- Birth name: Benjamin James Aronov
- Born: October 16, 1932 Gary, Indiana, U.S.
- Origin: Tulsa, Oklahoma, U.S.
- Died: May 3, 2015 (aged 82) Aix-en-Provence, France
- Genres: Jazz, musical theatre
- Instruments: Piano

= Ben Aronov =

American jazz pianist

Benjamin James Aronov (October 16, 1932 – May 3, 2015) was an American jazz pianist, professionally known as Ben Aronov or Benny Aronov.

== Early life ==
Aronov was born in Gary, Indiana. He played in local jazz and dance ensembles as a teenager in Tulsa, Oklahoma. He was a student at the University of Tulsa in 1951 and 1952, then was conscripted into the United States Army and was stationed in Texas, where he played in a military band.

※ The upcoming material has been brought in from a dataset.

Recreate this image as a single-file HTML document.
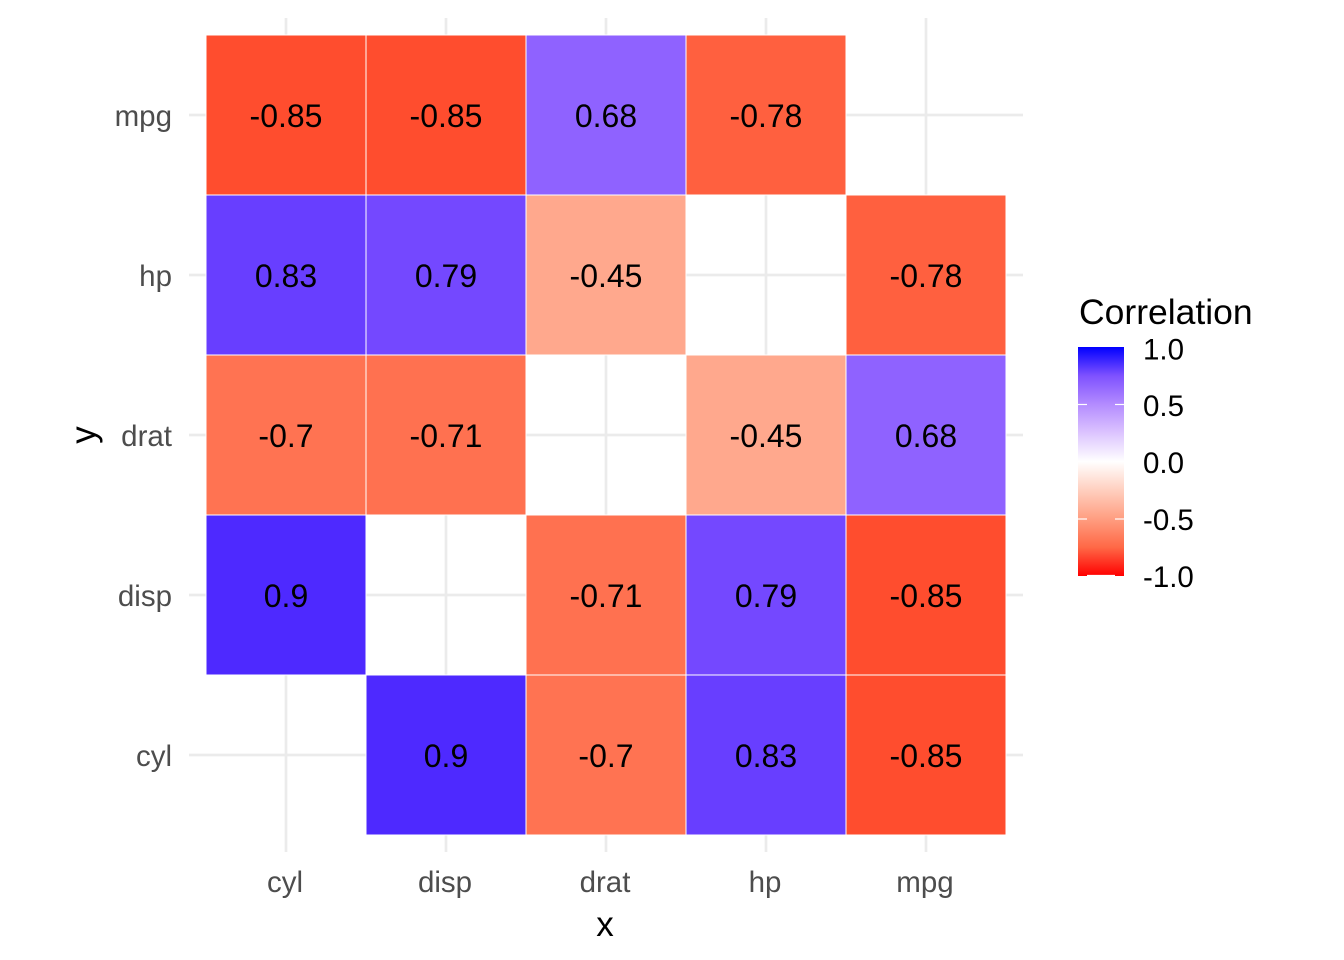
<!DOCTYPE html>
<html>
<head>
<meta charset="utf-8">
<style>
html,body{margin:0;padding:0;background:#fff;}
svg{display:block;}
text{font-family:"Liberation Sans",Arial,sans-serif;}
</style>
</head>
<body>
<svg width="1344" height="960" viewBox="0 0 1344 960" xmlns="http://www.w3.org/2000/svg">
  <defs>
    <linearGradient id="lg" x1="0" y1="0" x2="0" y2="1">
      <stop offset="0" stop-color="#0000FF"/>
      <stop offset="0.125" stop-color="#7E51FF"/>
      <stop offset="0.25" stop-color="#B38BFF"/>
      <stop offset="0.375" stop-color="#DCC4FF"/>
      <stop offset="0.5" stop-color="#FFFFFF"/>
      <stop offset="0.625" stop-color="#FFCFBF"/>
      <stop offset="0.75" stop-color="#FF9E81"/>
      <stop offset="0.875" stop-color="#FF6846"/>
      <stop offset="1" stop-color="#FF0000"/>
    </linearGradient>
  </defs>
  <rect width="1344" height="960" fill="#fff"/>

  <!-- grid lines -->
  <g stroke="#EBEBEB" stroke-width="2.7">
    <line x1="286" y1="18" x2="286" y2="852"/>
    <line x1="446" y1="18" x2="446" y2="852"/>
    <line x1="606" y1="18" x2="606" y2="852"/>
    <line x1="766" y1="18" x2="766" y2="852"/>
    <line x1="926" y1="18" x2="926" y2="852"/>
    <line x1="189" y1="115" x2="1023" y2="115"/>
    <line x1="189" y1="275" x2="1023" y2="275"/>
    <line x1="189" y1="435" x2="1023" y2="435"/>
    <line x1="189" y1="595" x2="1023" y2="595"/>
    <line x1="189" y1="755" x2="1023" y2="755"/>
  </g>

  <!-- tiles -->
  <g stroke="#fff" stroke-width="1">
    <rect x="206" y="35" width="160" height="160" fill="#FF4D2E"/>
    <rect x="366" y="35" width="160" height="160" fill="#FF4D2E"/>
    <rect x="526" y="35" width="160" height="160" fill="#8F62FF"/>
    <rect x="686" y="35" width="160" height="160" fill="#FF603F"/>

    <rect x="206" y="195" width="160" height="160" fill="#683EFF"/>
    <rect x="366" y="195" width="160" height="160" fill="#7448FF"/>
    <rect x="526" y="195" width="160" height="160" fill="#FFA88D"/>
    <rect x="846" y="195" width="160" height="160" fill="#FF603F"/>

    <rect x="206" y="355" width="160" height="160" fill="#FF7352"/>
    <rect x="366" y="355" width="160" height="160" fill="#FF7150"/>
    <rect x="686" y="355" width="160" height="160" fill="#FFA88D"/>
    <rect x="846" y="355" width="160" height="160" fill="#8F62FF"/>

    <rect x="206" y="515" width="160" height="160" fill="#4E29FF"/>
    <rect x="526" y="515" width="160" height="160" fill="#FF7150"/>
    <rect x="686" y="515" width="160" height="160" fill="#7448FF"/>
    <rect x="846" y="515" width="160" height="160" fill="#FF4D2E"/>

    <rect x="366" y="675" width="160" height="160" fill="#4E29FF"/>
    <rect x="526" y="675" width="160" height="160" fill="#FF7352"/>
    <rect x="686" y="675" width="160" height="160" fill="#683EFF"/>
    <rect x="846" y="675" width="160" height="160" fill="#FF4D2E"/>
  </g>

  <!-- tile labels -->
  <g font-size="32" fill="#000" text-anchor="middle">
    <text x="286" y="127">-0.85</text>
    <text x="446" y="127">-0.85</text>
    <text x="606" y="127">0.68</text>
    <text x="766" y="127">-0.78</text>

    <text x="286" y="287">0.83</text>
    <text x="446" y="287">0.79</text>
    <text x="606" y="287">-0.45</text>
    <text x="926" y="287">-0.78</text>

    <text x="286" y="447">-0.7</text>
    <text x="446" y="447">-0.71</text>
    <text x="766" y="447">-0.45</text>
    <text x="926" y="447">0.68</text>

    <text x="286" y="607">0.9</text>
    <text x="606" y="607">-0.71</text>
    <text x="766" y="607">0.79</text>
    <text x="926" y="607">-0.85</text>

    <text x="446" y="767">0.9</text>
    <text x="606" y="767">-0.7</text>
    <text x="766" y="767">0.83</text>
    <text x="926" y="767">-0.85</text>
  </g>

  <!-- y axis labels -->
  <g font-size="29.5" fill="#4D4D4D" text-anchor="end">
    <text x="172" y="126">mpg</text>
    <text x="172" y="286">hp</text>
    <text x="172" y="446">drat</text>
    <text x="172" y="606">disp</text>
    <text x="172" y="766">cyl</text>
  </g>

  <!-- x axis labels -->
  <g font-size="29.5" fill="#4D4D4D" text-anchor="middle">
    <text x="285" y="892">cyl</text>
    <text x="445" y="892">disp</text>
    <text x="605" y="892">drat</text>
    <text x="765" y="892">hp</text>
    <text x="925" y="892">mpg</text>
  </g>

  <!-- axis titles -->
  <text x="605" y="936" font-size="35" fill="#000" text-anchor="middle">x</text>
  <text x="95" y="435" font-size="35" fill="#000" text-anchor="middle" transform="rotate(-90 95 435)">y</text>

  <!-- legend -->
  <text x="1079" y="324" font-size="35.5" fill="#000">Correlation</text>
  <rect x="1078" y="347" width="46" height="229" fill="url(#lg)"/>
  <g stroke="#fff" stroke-width="1.2">
    <line x1="1078" y1="404.5" x2="1087" y2="404.5"/>
    <line x1="1115" y1="404.5" x2="1124" y2="404.5"/>
    <line x1="1078" y1="461.5" x2="1087" y2="461.5"/>
    <line x1="1115" y1="461.5" x2="1124" y2="461.5"/>
    <line x1="1078" y1="519" x2="1087" y2="519"/>
    <line x1="1115" y1="519" x2="1124" y2="519"/>
    <line x1="1087" y1="575.5" x2="1115" y2="575.5"/>
  </g>
  <g font-size="29.5" fill="#000">
    <text x="1143" y="359.5">1.0</text>
    <text x="1143" y="416">0.5</text>
    <text x="1143" y="473">0.0</text>
    <text x="1143" y="530">-0.5</text>
    <text x="1143" y="587">-1.0</text>
  </g>
</svg>
</body>
</html>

After leaving the Army, he attended the Manhattan School of Music, earning a bachelor's degree in music in 1966.

== Career ==
In 1954, Aronov moved to Los Angeles and began playing at the Lighthouse and with Terry Gibbs, June Christy, and Lena Horne. In 1961, he moved to New York City. He worked with Al Cohn, Benny Goodman, Jim Hall, Morgana King, Lee Konitz, Peggy Lee, Liza Minnelli, George Mraz, Mark Murphy, the National Jazz Ensemble, Ken Peplowski, Tom Pierson, Zoot Sims, Carol Sloane, and Warren Vaché Jr. He played piano in the Broadway production of Cats from 1982 to 2000. After this, he moved to Aix-en-Provence, where he remained until his death in 2015.